Acabo de descobrir pela
imprensa que sou ultraconservadora. Extrema-direita conservadora
fundamentalista com visões radicais contra minorias e direitos conquistados com
muita luta contra o patriarcado. Meu crime: questionar a exibição de imagens
pornográficas para crianças. Minha culpa, minha máxima culpa.
Quem é você, sua jogadora de
vôlei, para dar palpite sobre arte? Bola fora! Gente ultraconservadora como
você deve ser apedrejada na rua em nome da tolerância! Ultraconservador nem
gente é. Um outro mundo, sem esse pessoal preconceituoso, é possível. Depois do
apedrejamento, é só abraçar uma árvore e seguir espalhando o amor.
Entendo os companheiros
engajados e lacradores da imprensa e do ativismo bem patrocinado, especialmente
quando o assunto envolve bancos tão generosos ao investir em, digamos, arte. Sim,
já entendi que arte é o que disserem que é arte, mesmo que, aos meus olhos
ultraconservadores, reacionários e caretas, pareça apenas pornografia barata.
Li por aí que há gays
indignados com a associação tácita feita pelos defensores do banco, remunerados
ou não, entre homossexualismo e a polêmica sobre as imagens explícitas
mostradas numa exposição direcionada para crianças. Seriam homossexuais
ultraconservadores e homofóbicos? Gay que não pensa como autorizado pela
cartilha progressista é muita autonomia e liberdade, onde vamos parar?

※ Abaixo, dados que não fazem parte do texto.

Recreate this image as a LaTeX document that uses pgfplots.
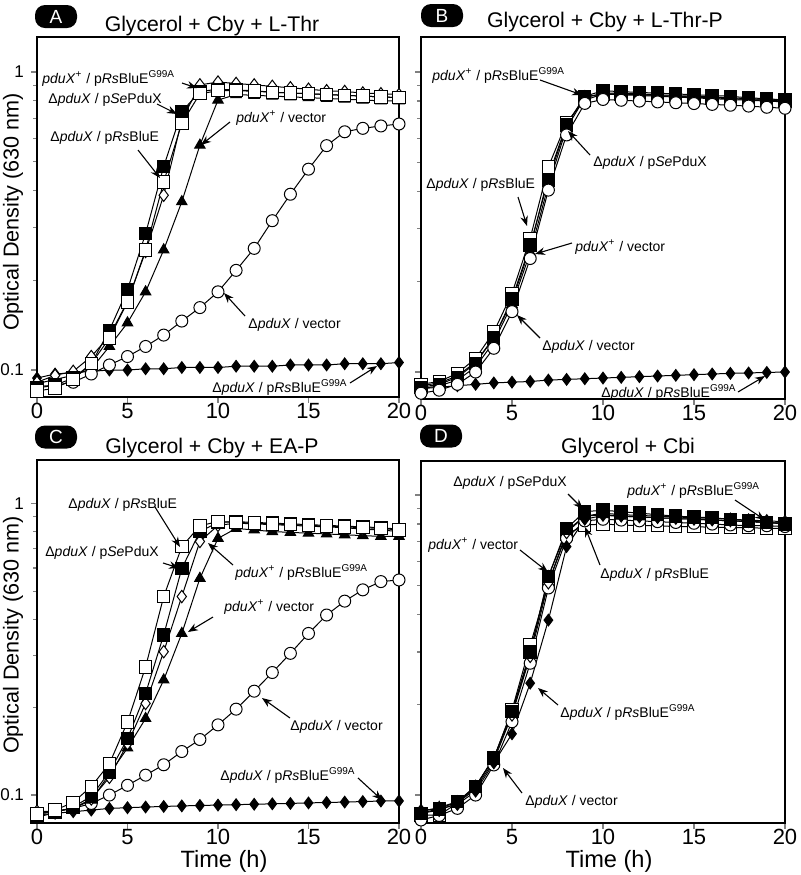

Os especialistas consultados
nas reportagens dizem que liberal é aquele que libera geral e pronto. É
proibido proibir e infância é uma mera construção social, é você quem decide
qual é a sua idade. A ideologia de data de nascimento chegou para ficar e
precisamos lutar contra o preconceito. Se uma criança de quatro anos se
identifica como um adulto de trinta e quiser ver pornografia, quem é você, seu
ultraconservador, para se meter?
Em tempos de pós-verdade, os
torquemadas das redações julgaram, num rito sumário e sem direito de defesa,
que retrógrados medievais como eu não precisam ter liberdade de expressão e nem
podem participar do debate público. A mesma liberdade que defendem para a
exposição negam a mim, mas quem disse que direitos iguais incluem
ultraconservadores?
Fomos chamados de censores
quando apoiamos um boicote. Fomos criticados por sermos contra nudez nas artes
quando combatíamos a exibição de conteúdo impróprio sem classificação
indicativa. Vale tudo pelo lacre e os fatos não podem atrapalhar a narrativa.
Como sou um caso perdido,
talvez minha saída seja fundar um movimento ultraconservador e assumir meu lado
de defensora das trevas de vez. Meu radicalismo de direita deve ser influência
da Califórnia, onde moro há alguns anos, um enclave de fundamentalistas
religiosos que queimam hereges nas ruas. Neste domingo, quando os californianos
ultraconservadores do Red Hot Chili Peppers tocarem no Rock in Rio, lembrem de
mim e rezem pela minha alma.
Jacobinos, pioneiros na defesa
da tolerância, diziam que o homem só seria livre quando o último rei fosse
enforcado com as tripas do último padre. Cabeças rolaram, outros jacobinos
vieram, mas os ultraconservadores extremistas e radicais continuam por aí
dizendo que crianças não devem, sob qualquer pretexto, serem expostas a imagens
de sexo explícito. Novas guilhotinas já foram encomendadas.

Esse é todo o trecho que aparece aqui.